Seules trois des victimes ont osé entamer une procédure judiciaire, mais deux d’entre elles ont retiré leur plainte après avoir été menacées. "La troisième personne a été ignorée pendant plusieurs mois et s’est entendu dire par un haut responsable qu’elle avait ‘confondu’ une fouille corporelle avec des violences sexuelles", rapporte l’ONG, dont la secrétaire générale Agnès Callamard dénonce la complicité de la justice iranienne.

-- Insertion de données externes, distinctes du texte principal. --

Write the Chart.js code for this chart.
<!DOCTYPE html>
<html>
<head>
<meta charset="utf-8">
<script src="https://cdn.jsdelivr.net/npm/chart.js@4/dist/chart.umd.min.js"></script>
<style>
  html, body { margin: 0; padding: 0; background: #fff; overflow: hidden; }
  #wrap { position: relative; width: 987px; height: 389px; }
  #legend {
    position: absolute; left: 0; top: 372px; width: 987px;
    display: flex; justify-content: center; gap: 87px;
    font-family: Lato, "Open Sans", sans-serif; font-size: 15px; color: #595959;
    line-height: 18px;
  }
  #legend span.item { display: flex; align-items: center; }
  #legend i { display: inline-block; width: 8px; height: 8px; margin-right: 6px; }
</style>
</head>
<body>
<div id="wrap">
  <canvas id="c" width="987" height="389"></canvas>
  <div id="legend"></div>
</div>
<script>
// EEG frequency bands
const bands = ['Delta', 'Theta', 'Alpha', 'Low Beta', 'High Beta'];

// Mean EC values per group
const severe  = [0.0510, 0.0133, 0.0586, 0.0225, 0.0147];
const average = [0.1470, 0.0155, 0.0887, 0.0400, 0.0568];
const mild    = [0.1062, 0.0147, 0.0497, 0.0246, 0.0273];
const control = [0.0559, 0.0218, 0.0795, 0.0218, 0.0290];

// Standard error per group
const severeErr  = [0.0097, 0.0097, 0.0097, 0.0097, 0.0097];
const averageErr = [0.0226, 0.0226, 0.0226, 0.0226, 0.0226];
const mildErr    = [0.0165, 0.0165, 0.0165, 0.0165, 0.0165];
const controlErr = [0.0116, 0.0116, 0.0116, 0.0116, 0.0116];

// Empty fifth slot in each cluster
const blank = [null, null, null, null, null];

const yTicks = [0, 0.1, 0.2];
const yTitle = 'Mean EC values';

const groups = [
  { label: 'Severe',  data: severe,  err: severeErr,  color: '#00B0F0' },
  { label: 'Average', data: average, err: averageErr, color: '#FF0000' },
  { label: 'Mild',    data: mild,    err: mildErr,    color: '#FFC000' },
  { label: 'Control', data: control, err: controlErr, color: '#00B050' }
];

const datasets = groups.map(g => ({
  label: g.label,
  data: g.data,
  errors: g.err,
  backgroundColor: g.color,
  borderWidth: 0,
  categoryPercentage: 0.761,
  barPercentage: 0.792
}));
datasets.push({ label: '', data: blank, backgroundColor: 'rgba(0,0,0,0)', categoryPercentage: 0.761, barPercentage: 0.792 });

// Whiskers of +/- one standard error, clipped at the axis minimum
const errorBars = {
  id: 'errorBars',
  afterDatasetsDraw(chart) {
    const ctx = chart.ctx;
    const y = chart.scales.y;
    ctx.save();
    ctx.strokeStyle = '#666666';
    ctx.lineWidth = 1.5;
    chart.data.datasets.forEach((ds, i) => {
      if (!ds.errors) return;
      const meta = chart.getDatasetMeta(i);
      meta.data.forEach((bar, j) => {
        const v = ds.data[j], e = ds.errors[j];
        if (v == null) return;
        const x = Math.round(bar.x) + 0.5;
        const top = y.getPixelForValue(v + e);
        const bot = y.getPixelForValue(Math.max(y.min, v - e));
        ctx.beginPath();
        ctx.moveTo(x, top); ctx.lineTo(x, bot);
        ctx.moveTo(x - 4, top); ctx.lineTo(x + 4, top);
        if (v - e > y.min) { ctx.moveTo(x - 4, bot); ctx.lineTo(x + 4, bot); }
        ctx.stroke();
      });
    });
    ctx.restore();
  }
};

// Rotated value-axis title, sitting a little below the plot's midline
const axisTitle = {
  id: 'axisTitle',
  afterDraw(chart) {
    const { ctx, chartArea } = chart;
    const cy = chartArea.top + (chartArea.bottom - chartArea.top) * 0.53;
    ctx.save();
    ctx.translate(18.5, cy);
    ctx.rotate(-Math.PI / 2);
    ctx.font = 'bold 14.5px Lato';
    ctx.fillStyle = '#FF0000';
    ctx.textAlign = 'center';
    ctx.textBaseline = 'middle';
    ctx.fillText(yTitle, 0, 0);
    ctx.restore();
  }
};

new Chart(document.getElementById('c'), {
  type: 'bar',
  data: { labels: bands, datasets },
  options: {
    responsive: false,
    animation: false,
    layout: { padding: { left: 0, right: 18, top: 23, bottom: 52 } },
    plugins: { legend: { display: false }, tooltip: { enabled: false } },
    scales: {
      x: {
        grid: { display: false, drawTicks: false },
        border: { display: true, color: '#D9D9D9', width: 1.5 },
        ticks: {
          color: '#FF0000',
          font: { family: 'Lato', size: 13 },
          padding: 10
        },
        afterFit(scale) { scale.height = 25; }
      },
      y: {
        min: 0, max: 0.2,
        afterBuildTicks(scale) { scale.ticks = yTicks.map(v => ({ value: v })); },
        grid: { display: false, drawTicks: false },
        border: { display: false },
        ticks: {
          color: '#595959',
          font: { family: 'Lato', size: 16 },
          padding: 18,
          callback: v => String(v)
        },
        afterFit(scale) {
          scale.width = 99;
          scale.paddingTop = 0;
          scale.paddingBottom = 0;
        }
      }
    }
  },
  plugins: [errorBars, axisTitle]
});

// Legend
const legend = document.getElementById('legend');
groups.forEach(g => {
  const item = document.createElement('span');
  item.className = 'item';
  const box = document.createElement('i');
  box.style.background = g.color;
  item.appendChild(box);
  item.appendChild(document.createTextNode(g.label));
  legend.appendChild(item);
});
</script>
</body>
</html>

"Les viols en prison existent depuis les débuts de la République islamique", explique Azadeh Kian, spécialiste de l’Iran, qui ne se dit pas surprise par les révélations d’Amnesty international. "Dans les années 1980, les jeunes femmes arrêtées pour des délits politiques étaient violées avant leur exécution. Leurs bourreaux pensaient que si elles étaient vierges, elles iraient au paradis, ce à quoi elles ne devaient pas avoir droit. Un mariage temporaire [pratique autorisée dans l’islam chiite et appelée 'sigheh' en Iran, NDLR] était organisé et une dote sous forme de sucreries envoyée à la famille de la jeune fille."
Interrogé le 7 décembre 1986 sur l'utilisation massive du viol dans les prisons, le Guide suprême avait d'ailleurs répondu : "Oui ! De tels viols sont essentiels pour empêcher ces femmes anti-islam d'entrer au paradis. Si elles sont exécutées vierges, elles entreront au paradis. Donc les viols sont extrêmement importants pour empêcher ces éléments d'entrer au paradis."

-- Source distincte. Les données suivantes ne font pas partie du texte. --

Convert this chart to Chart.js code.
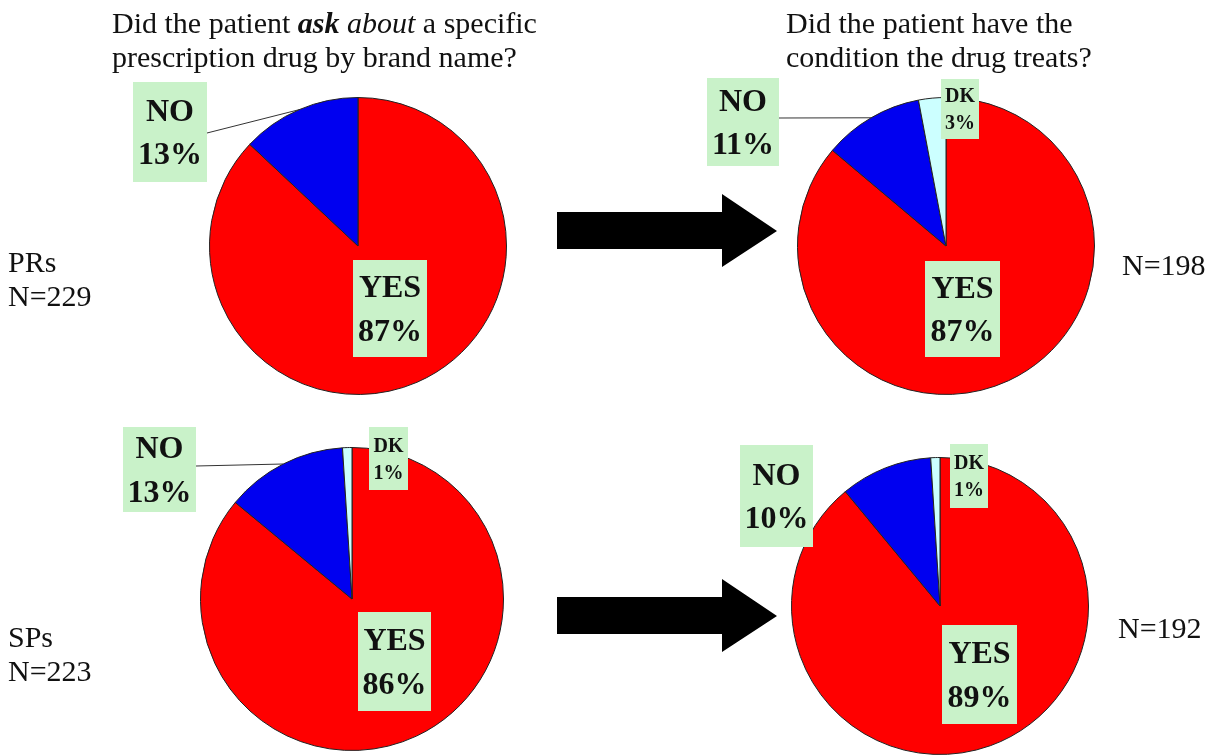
<!DOCTYPE html>
<html>
<head>
<meta charset="utf-8">
<script src="https://cdn.jsdelivr.net/npm/chart.js@4"></script>
<style>
    body { margin: 0; background: #fff; }
    #page { position: relative; width: 1217px; height: 756px; overflow: hidden; background: #fff; }
    #page canvas { position: absolute; left: 0; top: 0; }
    .txt { position: absolute; font-family: "Liberation Serif", "Times New Roman", serif; font-size: 30px; line-height: 34px; color: #111; white-space: nowrap; }
    .arrow { position: absolute; width: 220px; height: 73px; background: #000;
        clip-path: polygon(0 18px, 165px 18px, 165px 0, 220px 37px, 165px 73px, 165px 55px, 0 55px); }
</style>
</head>
<body>
<div id="page">
    <canvas id="pie1" width="1217" height="756"></canvas>
    <canvas id="pie2" width="1217" height="756"></canvas>
    <canvas id="pie3" width="1217" height="756"></canvas>
    <canvas id="pie4" width="1217" height="756"></canvas>

    <div class="txt" id="q1" style="left:112px; top:6px;"></div>
    <div class="txt" id="q2" style="left:786px; top:6px;"></div>
    <div class="txt" id="g1" style="left:8px; top:245px;"></div>
    <div class="txt" id="g2" style="left:8px; top:620px;"></div>
    <div class="txt" id="n1" style="left:1122px; top:248px;"></div>
    <div class="txt" id="n2" style="left:1118px; top:611px;"></div>

    <div class="arrow" style="left:557px; top:194px;"></div>
    <div class="arrow" style="left:557px; top:579px;"></div>
</div>
<script>
// answers, in the order the slices go clockwise from 12 o'clock
const answerLabels = ['YES', 'NO', 'DK'];
const answerColors = ['#ff0000', '#0000f0', '#ccffff'];

// percent per answer
const prAsked = [87, 13];
const prCondition = [87, 11, 3];
const spAsked = [86, 13, 1];
const spCondition = [89, 10, 1];

const groupNames = ['PRs', 'SPs'];
const groupN = [229, 223];
const conditionN = [198, 192];

const questionAsked = ['Did the patient <b><i>ask</i></b> <i>about</i> a specific', 'prescription drug by brand name?'];
const questionCondition = ['Did the patient have the', 'condition the drug treats?'];

document.getElementById('q1').innerHTML = questionAsked.join('<br>');
document.getElementById('q2').innerHTML = questionCondition.join('<br>');
document.getElementById('g1').innerHTML = `${groupNames[0]}<br>N=${groupN[0]}`;
document.getElementById('g2').innerHTML = `${groupNames[1]}<br>N=${groupN[1]}`;
document.getElementById('n1').textContent = `N=${conditionN[0]}`;
document.getElementById('n2').textContent = `N=${conditionN[1]}`;

const W = 1217, H = 756;

// green label boxes, drawn on top of the pie; leader goes to the middle of the slice edge
const labelBoxes = {
    afterDatasetsDraw(chart) {
        const ctx = chart.ctx;
        const meta = chart.getDatasetMeta(0);
        const boxes = chart.options.plugins.labelBoxes.boxes;
        const values = chart.data.datasets[0].data;
        ctx.save();
        boxes.forEach(b => {
            const i = b.index;
            if (b.leader) {
                const arc = meta.data[i];
                const mid = (arc.startAngle + arc.endAngle) / 2;
                ctx.beginPath();
                ctx.moveTo(b.leader[0], b.leader[1]);
                ctx.lineTo(arc.x + Math.cos(mid) * arc.outerRadius, arc.y + Math.sin(mid) * arc.outerRadius);
                ctx.strokeStyle = '#333';
                ctx.lineWidth = 1;
                ctx.stroke();
            }
            const [x, y, w, h] = b.rect;
            ctx.fillStyle = '#c9f2c9';
            ctx.fillRect(x, y, w, h);
            const size = b.size;
            const lh = size * 1.35;
            const cap = size * 0.66;
            const cx = x + w / 2, cy = y + h / 2;
            ctx.fillStyle = '#111';
            ctx.font = `bold ${size}px "Liberation Serif", "Times New Roman", serif`;
            ctx.textAlign = 'center';
            ctx.textBaseline = 'alphabetic';
            ctx.fillText(chart.data.labels[i], cx, cy - lh / 2 + cap / 2);
            ctx.fillText(values[i] + '%', cx, cy + lh / 2 + cap / 2);
        });
        ctx.restore();
    }
};

function makePie(id, values, center, boxes) {
    const [cx, cy, r] = center;
    return new Chart(document.getElementById(id), {
        type: 'pie',
        data: {
            labels: answerLabels.slice(0, values.length),
            datasets: [{
                data: values,
                backgroundColor: answerColors.slice(0, values.length),
                borderColor: '#222',
                borderWidth: 1
            }]
        },
        options: {
            responsive: false,
            animation: false,
            devicePixelRatio: 1,
            events: [],
            layout: {
                padding: { left: cx - r, top: cy - r, right: W - cx - r, bottom: H - cy - r }
            },
            plugins: {
                legend: { display: false },
                tooltip: { enabled: false },
                labelBoxes: { boxes: boxes }
            }
        },
        plugins: [labelBoxes]
    });
}

makePie('pie1', prAsked, [358, 246, 149], [
    { index: 1, rect: [133, 82, 74, 100], size: 32, leader: [207, 133] },
    { index: 0, rect: [353, 260, 74, 97], size: 32 }
]);
makePie('pie2', prCondition, [946, 246, 149], [
    { index: 1, rect: [707, 78, 72, 88], size: 32, leader: [779, 118] },
    { index: 2, rect: [941, 79, 38, 60], size: 20 },
    { index: 0, rect: [925, 261, 75, 96], size: 32 }
]);
makePie('pie3', spAsked, [352, 599, 152], [
    { index: 1, rect: [123, 427, 73, 85], size: 32, leader: [196, 466] },
    { index: 2, rect: [369, 427, 39, 63], size: 20 },
    { index: 0, rect: [358, 612, 73, 99], size: 32 }
]);
makePie('pie4', spCondition, [940, 606, 149], [
    { index: 1, rect: [740, 445, 73, 102], size: 32 },
    { index: 2, rect: [950, 444, 38, 64], size: 20 },
    { index: 0, rect: [942, 625, 75, 99], size: 32 }
]);
</script>
</body>
</html>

D’après la chercheuse, les prisonniers politiques durant la période du chah n’ont pas non plus été épargnés par la pratique de viols comme arme d’intimidation en prison.
La parole se libère
Outre les violences sexuelles comme la mise à nu pendant des heures, devant d’autres détenus, ou le recours à des chocs électriques sur les parties génitales, Amnesty recense aussi des traitements dégradants tels que le refus délibéré de l’accès aux sanitaires.
"Il n'y avait pas d'installations sanitaires, ce qui était insupportable pour elles", rapporte une professionnelle de santé qui a soigné une lycéenne emprisonnée durant plus d’un mois après avoir manifesté près de son école avec ses amies. "Si l'une d'entre elles avait ses règles, elle n'avait pas droit à des serviettes hygiéniques et son sang se répandait partout", décrit-elle.
"Aujourd’hui, les victimes parlent", note Azadeh Kian. "#MeToo est passé par là et aussi le mouvement 'Femme, vie, liberté'. Le corps est utilisé par les forces de sécurité comme un champ de bataille, alors dénoncer devient un acte de résistance."
Depuis les prisons iraniennes, des figures intellectuelles et militantes, telles que la prix Nobel Narges Mohammadi, ont dénoncé ces violences sexuelles à l’égard des prisonnières. "Des figures inspirantes pour toutes les détenues", souligne Azadeh Kian.
Toutefois, la peur de l'ostracisme et des représailles sur les proches continue de réduire au silence une partie des victimes. D’après l’une des professionnels de la santé mentale interrogée par Amnesty international, le nombre de détenus iraniens ayant survécu à des violences sexuelles durant le soulèvement qui a suivi la mort de Mahsa Amini serait beaucoup plus élevé que les cas recensés dans le rapport.